* Given exercise
Transcribe all of the material exactly, except for its pictures.

* Recorded data
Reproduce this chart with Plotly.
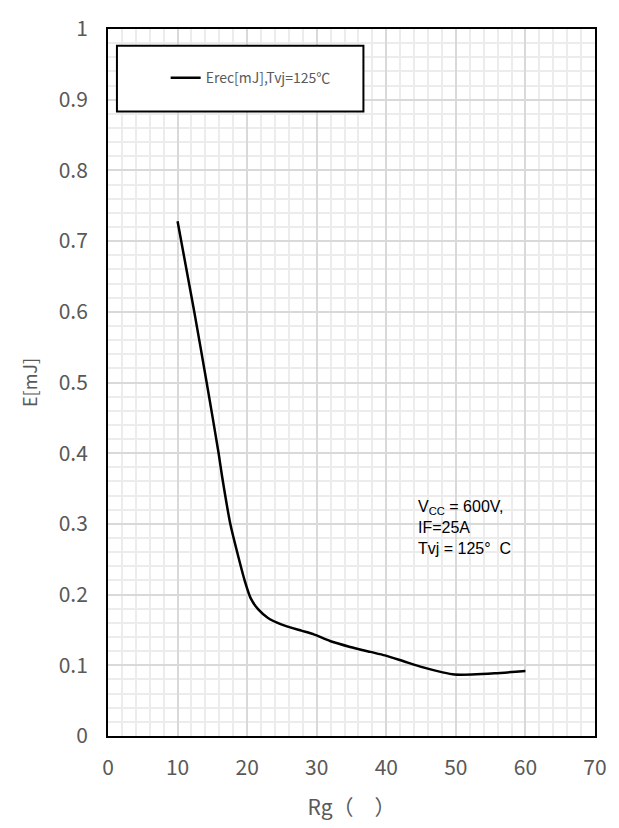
import plotly.graph_objects as go

rg = [10, 12.4, 14.2, 15.9, 16.4, 17.6, 18.8, 19.7, 20.5, 21.6, 23.0, 24.9, 27.8, 29.5,
      32.0, 34.8, 37.7, 39.8, 42.4, 45.3, 48.1, 49.8, 52.3, 55.6, 60]
erec = [0.728, 0.600, 0.499, 0.400, 0.367, 0.299, 0.251, 0.218, 0.195, 0.179, 0.167, 0.158,
        0.149, 0.144, 0.134, 0.126, 0.119, 0.114, 0.106, 0.097, 0.090, 0.087, 0.087, 0.0886, 0.092]
series_name = "Erec[mJ],Tvj=125℃"
x_ticks = [0, 10, 20, 30, 40, 50, 60, 70]
y_ticks = [0, 0.1, 0.2, 0.3, 0.4, 0.5, 0.6, 0.7, 0.8, 0.9, 1]
y_tick_text = ["0", "0.1", "0.2", "0.3", "0.4", "0.5", "0.6", "0.7", "0.8", "0.9", "1"]

FONT = "Noto Sans CJK JP"
GRAY = "#595959"

fig = go.Figure()
fig.add_trace(go.Scatter(
    x=rg, y=erec, mode="lines", name=series_name,
    line=dict(color="black", width=2.5, shape="spline", smoothing=0.6),
    showlegend=True,
))

fig.update_layout(
    width=619, height=828,
    margin=dict(l=108, r=21, t=18, b=91),
    paper_bgcolor="white", plot_bgcolor="white",
    font=dict(family=FONT, color=GRAY),
    showlegend=True,
    legend=dict(
        x=(166 - 108) / 490, y=(737 - 68) / 719, xanchor="left", yanchor="middle",
        bgcolor="rgba(0,0,0,0)", borderwidth=0,
        font=dict(family=FONT, size=14, color=GRAY),
    ),
    xaxis=dict(
        range=[0, 70], tickvals=x_ticks,
        showgrid=True, gridcolor="#d9d9d9", gridwidth=1.5,
        minor=dict(dtick=2, showgrid=True, gridcolor="#ececec", gridwidth=1.5),
        showline=True, linecolor="black", linewidth=2, mirror=True,
        ticks="", ticklabelstandoff=12,
        tickfont=dict(family=FONT, size=21, color=GRAY),
        title=dict(text="Rg（　）", font=dict(family=FONT, size=21, color=GRAY), standoff=20),
        zeroline=False,
    ),
    yaxis=dict(
        range=[0, 1], tickvals=y_ticks, ticktext=y_tick_text,
        showgrid=True, gridcolor="#d9d9d9", gridwidth=1.5,
        minor=dict(dtick=0.02, showgrid=True, gridcolor="#ececec", gridwidth=1.5),
        showline=True, linecolor="black", linewidth=2, mirror=True,
        ticks="", ticklabelstandoff=14,
        tickfont=dict(family=FONT, size=21, color=GRAY),
        title=dict(text="E[mJ]", font=dict(family=FONT, size=18, color=GRAY), standoff=16),
        zeroline=False,
    ),
    shapes=[dict(
        type="rect", xref="paper", yref="paper",
        x0=(117 - 108) / 490, x1=(365 - 108) / 490,
        y0=(737 - 102) / 719, y1=(737 - 35) / 719,
        line=dict(color="black", width=2), fillcolor="white", layer="above",
    )],
    annotations=[dict(
        x=44.3, y=0.325, xref="x", yref="y", xanchor="left", yanchor="middle",
        text="V<sub>CC</sub> = 600V,<br>IF=25A<br>Tvj = 125°  C",
        showarrow=False, align="left",
        font=dict(family="Liberation Sans, Arial", size=16, color="black"),
        yshift=-21,
    )],
)

fig.write_html("out.html")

* Response to this task
Reproduce this chart with Plotly.
import plotly.graph_objects as go

rg = [10, 12.4, 14.2, 15.9, 16.4, 17.6, 18.8, 19.7, 20.5, 21.6, 23.0, 24.9, 27.8, 29.5,
      32.0, 34.8, 37.7, 39.8, 42.4, 45.3, 48.1, 49.8, 52.3, 55.6, 60]
erec = [0.728, 0.600, 0.499, 0.400, 0.367, 0.299, 0.251, 0.218, 0.195, 0.179, 0.167, 0.158,
        0.149, 0.144, 0.134, 0.126, 0.119, 0.114, 0.106, 0.097, 0.090, 0.087, 0.087, 0.0886, 0.092]
series_name = "Erec[mJ],Tvj=125℃"
x_ticks = [0, 10, 20, 30, 40, 50, 60, 70]
y_ticks = [0, 0.1, 0.2, 0.3, 0.4, 0.5, 0.6, 0.7, 0.8, 0.9, 1]
y_tick_text = ["0", "0.1", "0.2", "0.3", "0.4", "0.5", "0.6", "0.7", "0.8", "0.9", "1"]

FONT = "Noto Sans CJK JP"
GRAY = "#595959"

fig = go.Figure()
fig.add_trace(go.Scatter(
    x=rg, y=erec, mode="lines", name=series_name,
    line=dict(color="black", width=2.5, shape="spline", smoothing=0.6),
    showlegend=True,
))

fig.update_layout(
    width=619, height=828,
    margin=dict(l=108, r=21, t=18, b=91),
    paper_bgcolor="white", plot_bgcolor="white",
    font=dict(family=FONT, color=GRAY),
    showlegend=True,
    legend=dict(
        x=(166 - 108) / 490, y=(737 - 68) / 719, xanchor="left", yanchor="middle",
        bgcolor="rgba(0,0,0,0)", borderwidth=0,
        font=dict(family=FONT, size=14, color=GRAY),
    ),
    xaxis=dict(
        range=[0, 70], tickvals=x_ticks,
        showgrid=True, gridcolor="#d9d9d9", gridwidth=1.5,
        minor=dict(dtick=2, showgrid=True, gridcolor="#ececec", gridwidth=1.5),
        showline=True, linecolor="black", linewidth=2, mirror=True,
        ticks="", ticklabelstandoff=12,
        tickfont=dict(family=FONT, size=21, color=GRAY),
        title=dict(text="Rg（　）", font=dict(family=FONT, size=21, color=GRAY), standoff=20),
        zeroline=False,
    ),
    yaxis=dict(
        range=[0, 1], tickvals=y_ticks, ticktext=y_tick_text,
        showgrid=True, gridcolor="#d9d9d9", gridwidth=1.5,
        minor=dict(dtick=0.02, showgrid=True, gridcolor="#ececec", gridwidth=1.5),
        showline=True, linecolor="black", linewidth=2, mirror=True,
        ticks="", ticklabelstandoff=14,
        tickfont=dict(family=FONT, size=21, color=GRAY),
        title=dict(text="E[mJ]", font=dict(family=FONT, size=18, color=GRAY), standoff=16),
        zeroline=False,
    ),
    shapes=[dict(
        type="rect", xref="paper", yref="paper",
        x0=(117 - 108) / 490, x1=(365 - 108) / 490,
        y0=(737 - 102) / 719, y1=(737 - 35) / 719,
        line=dict(color="black", width=2), fillcolor="white", layer="above",
    )],
    annotations=[dict(
        x=44.3, y=0.325, xref="x", yref="y", xanchor="left", yanchor="middle",
        text="V<sub>CC</sub> = 600V,<br>IF=25A<br>Tvj = 125°  C",
        showarrow=False, align="left",
        font=dict(family="Liberation Sans, Arial", size=16, color="black"),
        yshift=-21,
    )],
)

fig.write_html("out.html")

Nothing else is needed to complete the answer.